The novel begins in 1981, Juliet Armstrong was 60 years old, and while she was distracted by her thoughts, she was struck by a car when she attempted to cross the street. Her story is told between 1940 and 1950 before landing back in 1981 again.
In 1940, eighteen-year old Juliet was reluctantly recruited into the world of espionage. Sent to an obscure department of MI5 tasked with monitoring the comings and goings of British Fascist sympathisers, the work was both tedious and terrifying. But after the war ended Juliet presumed the events of those years would be relegated to the past forever.

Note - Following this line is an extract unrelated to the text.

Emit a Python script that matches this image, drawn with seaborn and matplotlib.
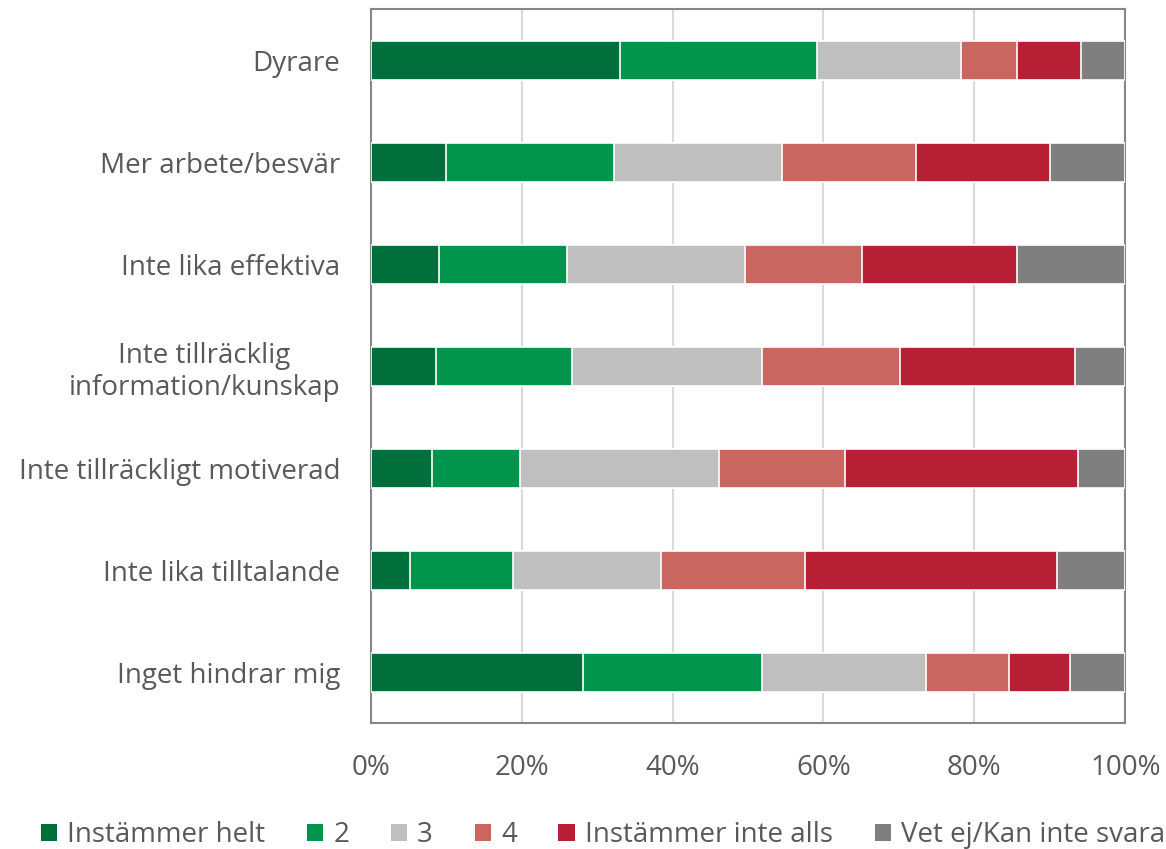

Ten years later, now a radio producer at the BBC, Juliet is unexpectedly confronted by figures from her past. A different war is being fought now, on a different battleground, but Juliet finds herself once more under threat. A bill of reckoning is due, and she finally begins to realise that there is no action without consequence. Juliet discovers one is never entirely free of the spy business. Once a spy, always a spy.
One of Juliet’s thoughts from 1981: "The Russians had been their enemies and then they were their allies, and then they were enemies again. The Germans the same – the great enemy, the worst of all of them, and now they were our friends, one of the mainstays of Europe. It was all such a waste of breath. War and peace. Peace and war. It would go on forever without end".
This is an ingeniously plotted story, so much so that I initially had difficulty working out what was happening. But I did, and as usual, with Atkinson's novels, I thoroughly enjoyed it.